Weekly Wire
Weekly Alibi California Dreamin'?

By Jeffrey Lee

NOVEMBER 16, 1998:  It's probably fair to say that there is no California art. Not, at least, in the sense of an art with a unified identity. Why not? The curators of California Art: North and South, at the University Art Museum, try hard to extrapolate a pair of definable California sensibilities: shiny, hard-edged L.A. art and earthier, mellower Bay Area art. But their geographic argument, provocative as it may be, is not very persuasive. A wonderful sampling of West Coast work from the Museum's permanent collection, California Art succeeds more as an attractive miscellany than as a show that makes thematic sense.

California artists--painters in particular--have always taken a back seat to their New York counterparts. In many of these pieces, it's interesting to see the way ideas associated with the New York School drifted West, and how artists in California transformed them. Hassel Smith's bracing ra, ra, Ra, and works by Richard Diebenkorn and Sam Francis are superb Abstract Expressionist efforts from the early 1960s. It's possible to read into them something of an airy, free-breathing feeling--the feeling of art made in a place that has plenty of elbow room. Clyfford Still was New York's primary exporter of Ab Ex to the Bay Area, and his influence is especially visible in Frank Lobdell's big, dark untitled abstraction from 1960, with its gloomy reds and heavily worked, tarry blacks.

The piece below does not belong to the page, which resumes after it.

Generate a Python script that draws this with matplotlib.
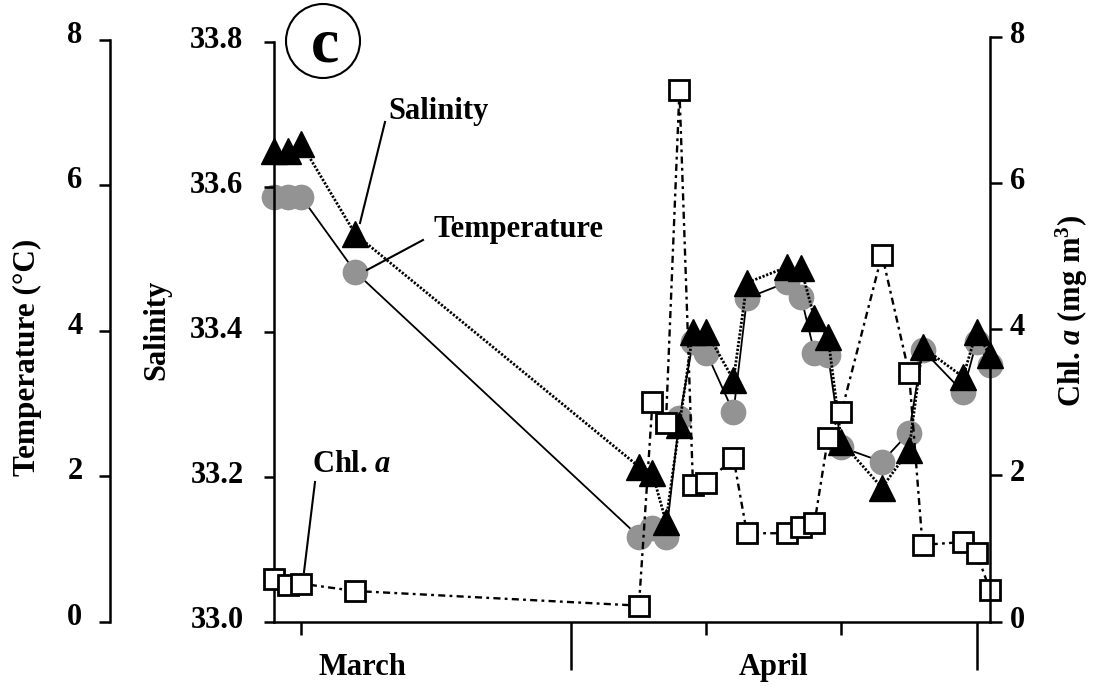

Clean, shiny geometric abstractions like John McLaughlin's #1, a black rectangle on a white field, and Larry Bell's mirror construction seem more at home with their L.A. designation. I can imagine Bell's piece hung in some spacious Hollywood rec room. Several Pop-influenced pieces, too, breathe a West Coast air. The early-'60s junk sculptures of Richard Shaw and Robert Hudson suggest San Francisco's soon-to-be hippie culture, using their bright-painted coffee cans, etc., in a sunnier, smilier way than a New York artist would.

Jo Ann Callis' Salt, Pepper and Fire and Jack Mendenhall's Divorcée's Apartment are elaborate jokes, as good superrealism is usually meant to be. Mendenhall's painting has an overall out-of-focus look that comments wittily on its own status as a work of photorealism. And the furniture-store still-life that hangs over the (absent) divorcée's immaculately casual sectional couch is hilarious--a good painting of a bad painting.

If the paintings, prints, photographs and objects of California Art: North and South don't quite congeal into an essay on what makes California Californian, they still pack a collective punch. The show is well worth seeing for the fineness of individual pieces and for its generally bright, bouncy--yes, sunny--disposition.